Women appear to be on the march again, and it's not for unionized daycare.

This is the story of women who were ground-breakers. These brave women from the early 1900s made all the difference in the lives we live today.

Remember, it was not until 1920 that women were granted the right to go to the polls and vote.

The women were innocent and defenseless, but when, in North America , women picketed in front of the White House, carrying signs asking for the vote, they were jailed.

And by the end of the first night in jail, those women were barely alive.
Forty prison guards wielding clubs and their warden's blessing went on a rampage against the 33 women wrongly convicted of 'obstructing sidewalk traffic.'

They beat Lucy Burns, chained her hands to the cell bars above
her head and left her hanging for the night, bleeding and gasping for air.

They hurled Dora Lewis into a dark cell, smashed her head against an iron bed and knocked her out cold. Her cellmate, Alice Cosu, thought Lewis was dead and suffered a heart attack.

Additional affidavits describe the guards grabbing, dragging,
beating, choking, slamming, pinching, twisting and kicking the women.

Thus unfolded the 'Night of Terror' on Nov. 15, 1917, when the warden at the Occoquan Workhouse in Virginia ordered his guards to teach a lesson to the suffragists imprisoned there because they dared to picket Woodrow Wilson's White House for the right to vote.

For weeks, the women's only water came from an open pail. Their
food--all of it colorless slop--was infested with worms.

When one of the leaders, Alice Paul, embarked on a hunger strike, they tied her to a
chair, forced a tube down her throat and poured liquid into her until she vomited.
She was tortured like this for weeks until word was smuggled out to the press.

All women who have ever voted, have ever owned property, have ever enjoyed equal rights need to remember that women’s rights had to be fought for in Canada as well. Do our daughters and our sisters know the price that was paid to earn rights for women here, in North America?

2009 is the 80th Anniversary of the Persons Case in Canada, which finally declared women in Canada to be Persons!

Why Women Should Vote

Women went to jail and suffered beatings just a short time ago, to get the vote.

In Alberta, my lovely province, more women (64.6) would vote for Stephen Harper than men (58.3). We have smart, independent women here, that do not expect their "man" to support them, we out feminist the feminists. It's a real movement and other provinces are following, more women would vote for the Conservatives than Liberals, in every area of Canada. (click on Tories edge into majority territory) So, what are women thinking? Why the shift from the left to the right? What about women and their love of social programs?

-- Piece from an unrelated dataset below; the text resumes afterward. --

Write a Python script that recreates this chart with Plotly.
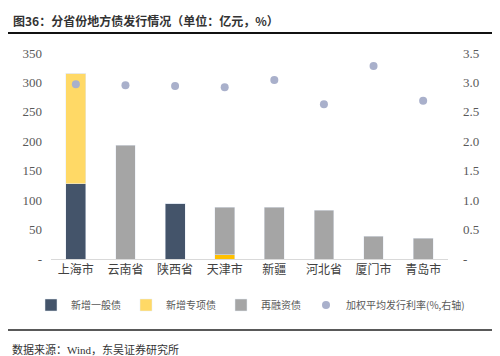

It might be that Iggy is unappealing to women, but you could say the same about Stephen Harper, women didn't seem to like him....at first. Is he a cute teddy bear now, nope. Is he a chick magnet? HA!

I think it's that sense of security he gives off. He's reliable, honest and most important faithful. He's what every woman wants to have in a man, after she's gotten over the tall, dark, and dangerous type. Women are turning towards PM Harper because he is a steady boat in a crashing surf. If you were on that boat, and had to choose Harper or Iggy to get you to safety, which hand would you take? Who would you trust your child to? I would actually trust Layton more than Iffy, at least he has principles that he sticks to, wrongheaded as they are.

What's up with women? Face it, we are smarter than you think, after only 80 years of being able to vote, we understand how important it is to our families to vote for someone who will do their best to protect them and move this country forward. Right now that is PM Harper and the Conservative party.

10 comments:

sor said...

Great post! Now if only all women in Canada had the right to own property.

Unfortunately Native women on reserves do not have this right. The CPC has being trying to rectify this for ages but have been blocked by the Liberals who have succumbed to pressure from Native Chiefs (men).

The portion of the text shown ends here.